8. "We"  (ft. CeeLo Green)

I love “We.” It’s the kind of song that the moment your eardrums hear that first hum warmth spreads across your body. Music that makes you feel better than sneaking food into the movie theater. This is definitely one of the brightest standouts. The “What are we?” part of a new relationship definitely needed a song for all the kids preparing for cuffing season. CeeLo still making new music in 2016 is pretty crazy. He doesn’t sound too bad. I thought he was going to lay down Thor’s hammer on the beat, but he did his thing. This album is strongly based on the soundscape more than anything. There’s only so much you can say about love, it’s a topic old as the bible, but these sounds, this production, that’s what makes it stand out.

9. "My Favorite Part" (ft. Ariana Grande)

Now this is that soulful bounce you want to hear at a BBQ in July. The kind of groove your drunk uncle and aunt start two-stepping to. That bass is so smooth. Mac is riding the beat with ease. Yeah, this is the summer anthem we needed three whole months ago. My mixed feelings about Mac’s singing will truly determine how many spins this song receives but it will be more than a few. Ariana doesn’t sound bad. She doesn’t sound bad at all. She’s a far more technically sound singer than Mac so singing together is a bit funny, but the chemistry is there. Very pleasant.

10. "God is Fair, Sexy Nasty"  (ft. Kendrick Lamar)

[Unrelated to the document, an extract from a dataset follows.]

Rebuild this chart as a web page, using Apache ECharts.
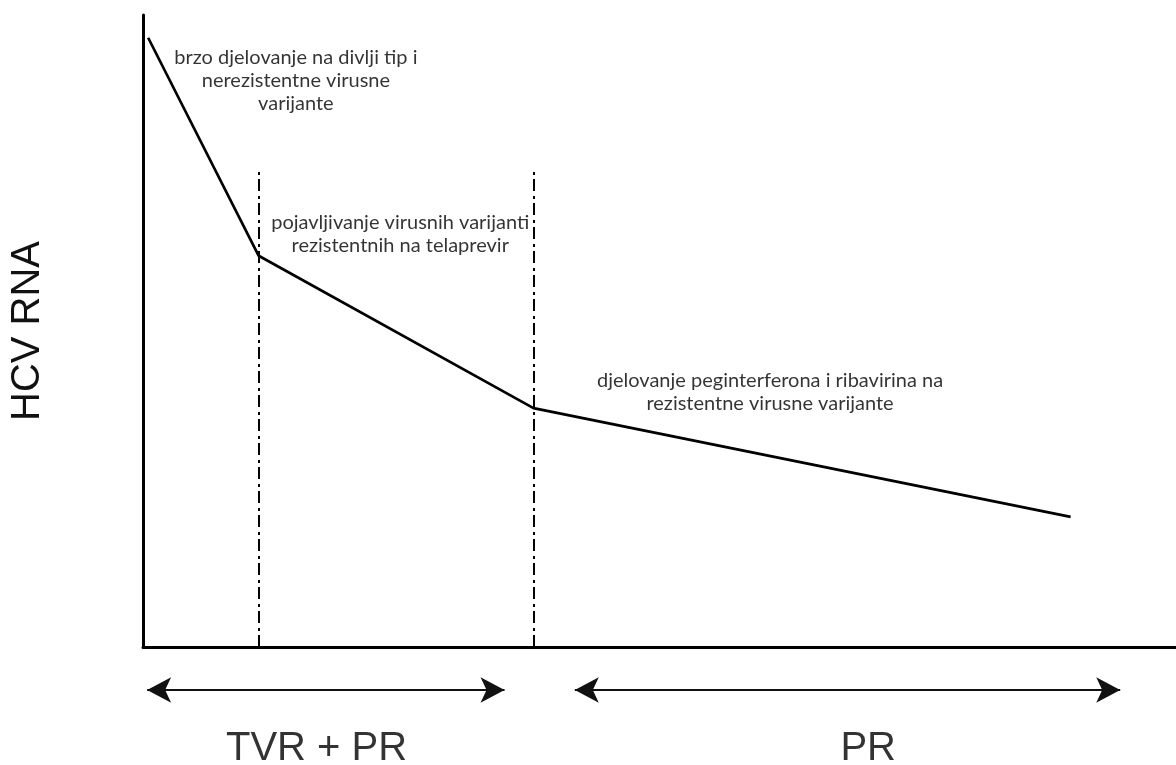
<!DOCTYPE html>
<html>
<head>
<meta charset="utf-8">
<script src="https://cdn.jsdelivr.net/npm/echarts@6/dist/echarts.min.js"></script>
<style>
  html, body { margin: 0; padding: 0; background: #fff; }
  #chart { width: 1176px; height: 765px; }
</style>
</head>
<body>
<div id="chart"></div>
<script>
// viral decline curve (arbitrary units)
const timePoints = [0.5, 11.2, 37.8, 89.8]
const hcvRna = [96.4, 61.9, 37.8, 20.6]

// phase boundaries (dash-dot lines)
const phaseBounds = [11.2, 37.8]
const boundTop = 75.5

// notes on the curve
const noteX = [14.8, 24.9, 60.7]
const noteY = [89.7, 65.3, 40.3]
const noteText = [
  'brzo djelovanje na divlji tip i\nnerezistentne virusne\nvarijante',
  'pojavljivanje virusnih varijanti\nrezistentnih na telaprevir',
  'djelovanje peginterferona i ribavirina na\nrezistentne virusne varijante'
]

// treatment arrows under the axis
const arrowFrom = [0.4, 41.8]
const arrowTo = [35.0, 94.6]
const arrowY = 75
const therapyLabels = ['TVR + PR', 'PR']
const therapyX = [16.8, 70.2]
const therapyY = 16

const myChart = echarts.init(document.getElementById('chart'))

const noteFont = 'Lato, "Open Sans", sans-serif'

const option = {
  animation: false,
  backgroundColor: '#fff',
  grid: [
    { left: 143, right: 0, top: 15, bottom: 118, outerBoundsMode: 'none', containLabel: false },
    { left: 143, right: 0, top: 665, bottom: 0, outerBoundsMode: 'none', containLabel: false }
  ],
  xAxis: [
    {
      gridIndex: 0,
      type: 'value',
      min: 0,
      max: 100,
      axisLine: { show: true, onZero: false, lineStyle: { color: '#000', width: 3 } },
      axisTick: { show: false },
      axisLabel: { show: false },
      splitLine: { show: false }
    },
    {
      gridIndex: 1,
      type: 'value',
      min: 0,
      max: 100,
      show: false
    }
  ],
  yAxis: [
    {
      gridIndex: 0,
      type: 'value',
      min: 0,
      max: 100,
      name: 'HCV RNA',
      nameLocation: 'middle',
      nameRotate: 90,
      nameGap: 95,
      nameTextStyle: {
        color: '#111',
        fontSize: 40,
        fontFamily: '"Liberation Sans", Arial, sans-serif'
      },
      axisLine: { show: true, lineStyle: { color: '#000', width: 3 } },
      axisTick: { show: false },
      axisLabel: { show: false },
      splitLine: { show: false }
    },
    {
      gridIndex: 1,
      type: 'value',
      min: 0,
      max: 100,
      show: false
    }
  ],
  series: [
    {
      name: 'HCV RNA',
      type: 'line',
      xAxisIndex: 0,
      yAxisIndex: 0,
      symbol: 'none',
      lineStyle: { color: '#000', width: 2.7 },
      data: timePoints.map((t, i) => [t, hcvRna[i]]),
      markLine: {
        silent: true,
        symbol: ['none', 'none'],
        label: { show: false },
        lineStyle: { color: '#000', width: 2, type: [12, 4, 3, 5] },
        data: phaseBounds.map(x => [{ coord: [x, 0] }, { coord: [x, boundTop] }])
      }
    },
    {
      name: 'napomene',
      type: 'scatter',
      xAxisIndex: 0,
      yAxisIndex: 0,
      symbolSize: 0,
      silent: true,
      label: {
        show: true,
        position: 'inside',
        color: '#000',
        fontSize: 20,
        lineHeight: 23,
        align: 'center',
        fontFamily: noteFont,
        formatter: p => p.data[2]
      },
      data: noteX.map((x, i) => [x, noteY[i], noteText[i]])
    },
    {
      name: 'terapija',
      type: 'scatter',
      xAxisIndex: 1,
      yAxisIndex: 1,
      symbolSize: 0,
      silent: true,
      label: {
        show: true,
        position: 'inside',
        color: '#000',
        fontSize: 40,
        fontFamily: '"Liberation Sans", Arial, sans-serif',
        formatter: p => p.data[2]
      },
      data: therapyX.map((x, i) => [x, therapyY, therapyLabels[i]]),
      markLine: {
        silent: true,
        symbol: ['arrow', 'arrow'],
        symbolSize: [19, 24],
        label: { show: false },
        lineStyle: { color: '#111', width: 2, type: 'solid' },
        data: arrowFrom.map((x, i) => [{ coord: [x, arrowY] }, { coord: [arrowTo[i], arrowY] }])
      }
    }
  ]
}

myChart.setOption(option)
</script>
</body>
</html>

Piano and drums. Getting a nice jazz vibe already. The jazz vibe disappeared and I don’t know what kind of world just entered my ears. I think that’s Kendrick doing alien harmonies. Getting subtle The Love Below feelings. This is so strange yet it’s so intriguing. I’m not even 100% sure that Kendrick rapped an entire verse. His voice comes and goes without warning. This song has no real structure. It’s completely free-form like free jazz. This is not what I expected from a Mac Miller and Kendrick Lamar collaboration. It kind of feels like something that could’ve fit on Untitled Unmastered but also feels uniquely created for Mac’s album. The soft piano has been added to the base loop. Really soft piano playing. The song is slowly fading out. Then out of nowhere a more enthused piano. A woman is talking about how she met her husband. She sounds older. Probably too old to know Mac Miller but young enough to know rap music. Well, that was beautiful. I guess you need a happy ending and that was the happily ever after story.

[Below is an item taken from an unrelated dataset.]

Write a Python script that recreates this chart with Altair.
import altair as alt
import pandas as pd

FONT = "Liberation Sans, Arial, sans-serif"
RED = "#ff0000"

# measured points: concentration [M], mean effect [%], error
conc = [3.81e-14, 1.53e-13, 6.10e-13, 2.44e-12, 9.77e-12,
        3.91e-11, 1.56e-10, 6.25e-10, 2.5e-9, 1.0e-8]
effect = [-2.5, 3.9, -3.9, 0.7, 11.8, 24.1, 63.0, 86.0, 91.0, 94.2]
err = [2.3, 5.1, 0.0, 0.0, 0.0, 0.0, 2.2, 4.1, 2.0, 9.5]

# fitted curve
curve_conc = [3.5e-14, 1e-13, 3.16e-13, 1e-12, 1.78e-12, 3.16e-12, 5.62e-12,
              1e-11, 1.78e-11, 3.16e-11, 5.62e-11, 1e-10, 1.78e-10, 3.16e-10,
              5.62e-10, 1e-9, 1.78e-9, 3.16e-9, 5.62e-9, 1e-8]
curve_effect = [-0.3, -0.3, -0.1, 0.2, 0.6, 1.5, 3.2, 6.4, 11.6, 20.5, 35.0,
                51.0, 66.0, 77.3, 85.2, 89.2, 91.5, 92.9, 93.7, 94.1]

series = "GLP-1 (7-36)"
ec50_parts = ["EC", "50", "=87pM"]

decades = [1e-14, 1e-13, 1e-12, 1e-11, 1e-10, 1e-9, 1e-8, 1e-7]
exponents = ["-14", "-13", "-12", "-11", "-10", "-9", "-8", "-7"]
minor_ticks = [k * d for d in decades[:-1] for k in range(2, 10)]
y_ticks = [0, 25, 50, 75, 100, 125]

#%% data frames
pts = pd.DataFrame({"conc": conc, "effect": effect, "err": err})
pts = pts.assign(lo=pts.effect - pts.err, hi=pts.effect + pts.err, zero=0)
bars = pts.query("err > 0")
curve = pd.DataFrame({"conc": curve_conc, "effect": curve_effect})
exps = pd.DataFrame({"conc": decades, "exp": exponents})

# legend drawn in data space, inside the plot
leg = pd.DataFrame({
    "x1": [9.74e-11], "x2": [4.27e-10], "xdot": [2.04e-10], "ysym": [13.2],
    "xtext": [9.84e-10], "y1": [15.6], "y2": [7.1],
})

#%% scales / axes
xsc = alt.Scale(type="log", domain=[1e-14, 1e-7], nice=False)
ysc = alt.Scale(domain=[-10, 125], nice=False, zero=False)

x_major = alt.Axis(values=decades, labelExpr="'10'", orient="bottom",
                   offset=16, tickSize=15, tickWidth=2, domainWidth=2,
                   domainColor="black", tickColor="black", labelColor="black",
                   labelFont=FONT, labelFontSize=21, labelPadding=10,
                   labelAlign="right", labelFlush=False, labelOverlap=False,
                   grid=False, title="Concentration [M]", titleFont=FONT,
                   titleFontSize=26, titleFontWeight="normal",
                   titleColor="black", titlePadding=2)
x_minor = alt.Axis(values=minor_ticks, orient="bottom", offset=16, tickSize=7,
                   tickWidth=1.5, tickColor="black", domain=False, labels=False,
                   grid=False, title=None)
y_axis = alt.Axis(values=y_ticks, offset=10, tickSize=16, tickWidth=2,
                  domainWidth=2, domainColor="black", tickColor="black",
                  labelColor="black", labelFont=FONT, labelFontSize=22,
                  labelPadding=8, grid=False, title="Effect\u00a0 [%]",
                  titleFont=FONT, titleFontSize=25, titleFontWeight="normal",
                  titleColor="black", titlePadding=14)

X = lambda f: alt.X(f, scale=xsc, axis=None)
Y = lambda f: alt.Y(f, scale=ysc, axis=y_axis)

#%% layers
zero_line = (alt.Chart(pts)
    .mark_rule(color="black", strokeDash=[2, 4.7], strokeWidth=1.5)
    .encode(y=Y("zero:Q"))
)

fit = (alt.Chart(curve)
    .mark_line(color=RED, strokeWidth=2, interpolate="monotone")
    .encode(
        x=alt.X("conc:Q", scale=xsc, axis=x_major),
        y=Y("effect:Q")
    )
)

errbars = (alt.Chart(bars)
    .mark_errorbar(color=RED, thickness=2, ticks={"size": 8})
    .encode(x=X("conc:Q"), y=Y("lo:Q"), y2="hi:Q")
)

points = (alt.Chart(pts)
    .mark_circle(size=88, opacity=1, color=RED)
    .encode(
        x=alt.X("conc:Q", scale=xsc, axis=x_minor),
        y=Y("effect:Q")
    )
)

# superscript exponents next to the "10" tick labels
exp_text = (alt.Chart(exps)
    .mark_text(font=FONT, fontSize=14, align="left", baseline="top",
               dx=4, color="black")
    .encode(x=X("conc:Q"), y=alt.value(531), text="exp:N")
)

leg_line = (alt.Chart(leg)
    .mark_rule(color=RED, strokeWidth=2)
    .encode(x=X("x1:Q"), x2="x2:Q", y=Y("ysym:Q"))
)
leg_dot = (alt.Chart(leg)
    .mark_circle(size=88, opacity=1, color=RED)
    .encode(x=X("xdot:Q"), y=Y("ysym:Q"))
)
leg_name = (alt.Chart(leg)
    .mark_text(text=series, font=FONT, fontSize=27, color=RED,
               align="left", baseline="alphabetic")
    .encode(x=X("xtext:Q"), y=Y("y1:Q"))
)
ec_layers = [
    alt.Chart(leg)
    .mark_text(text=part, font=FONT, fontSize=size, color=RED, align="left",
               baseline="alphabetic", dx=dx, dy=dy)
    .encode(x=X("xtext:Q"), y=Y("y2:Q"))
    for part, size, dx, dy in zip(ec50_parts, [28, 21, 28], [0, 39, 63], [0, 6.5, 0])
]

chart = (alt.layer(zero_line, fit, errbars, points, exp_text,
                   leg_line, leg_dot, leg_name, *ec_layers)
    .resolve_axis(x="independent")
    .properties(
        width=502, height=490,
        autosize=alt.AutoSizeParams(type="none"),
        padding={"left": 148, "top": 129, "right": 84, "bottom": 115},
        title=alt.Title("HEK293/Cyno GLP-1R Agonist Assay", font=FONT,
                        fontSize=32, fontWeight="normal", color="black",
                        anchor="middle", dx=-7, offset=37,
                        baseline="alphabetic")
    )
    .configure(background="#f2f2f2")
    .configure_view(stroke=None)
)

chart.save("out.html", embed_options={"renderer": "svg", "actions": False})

The Divine Feminine (first listen) closing thoughts:

The Divine Feminine is a little less than an hour in length despite only having 10 songs. It doesn’t move in a rush, each song is layered to keep you engaged from beginning to end. Fans of instruments and lush production will be a sonic paradise. I love how jazz is a huge source of inspiration for the overall sound. Mac balanced the soul, the jazz, and the trap like he wanted a bit of the past and a bit of the present. Love is an old concept but a subject that is new to everyone once they experience it; a balanced palette of sounds is perfect for the theme.

Many of the songs feel a bit winded, wearing out their initial welcome. I understand the purpose but shorter records like “Planet God Damn” and “My Favorite Part” are proof that going short and sweet is still an acceptable approach without losing flair. Depending on the listener and what they find captivating the album will either sweep you up or fail to keep your interest. That’s the risk of releasing a concept album with such a distinctive subject. Love is the laser focus, the album never loses sight of its purpose. Unless you’re in the mood for a love album, you might not fall in love with The Divine Feminine.

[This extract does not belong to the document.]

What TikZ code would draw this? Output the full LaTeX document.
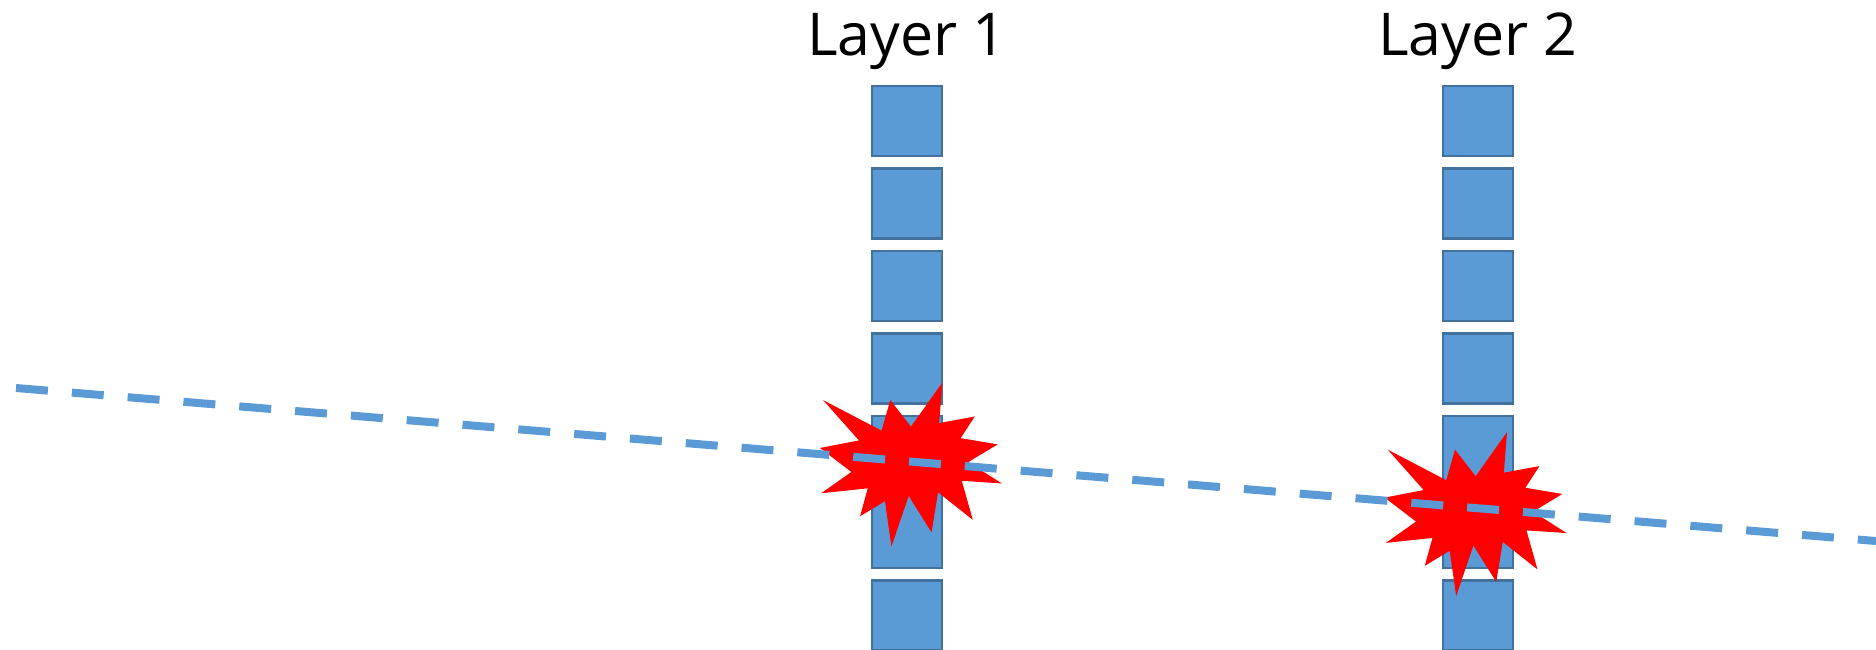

What Mac Miller has proven with this album is his versatility as an artist. He created his most audacious project to date. This collection of songs is unlike anything he has done thus far. This is the album that will paint Mac Miller as an artist who isn’t handcuffed to the rap genre. There are no bounds for him creatively.

The Divine Feminine isn’t my favorite Mac Miller album, not on the first listen, but it exists in a realm of sound that is unlike anything Mac has ever done. He knows no fear when it comes to creating. He could go full synth-pop on the next album. You just don’t know what Mac will do. And that’s why his every album release is as exciting as the last.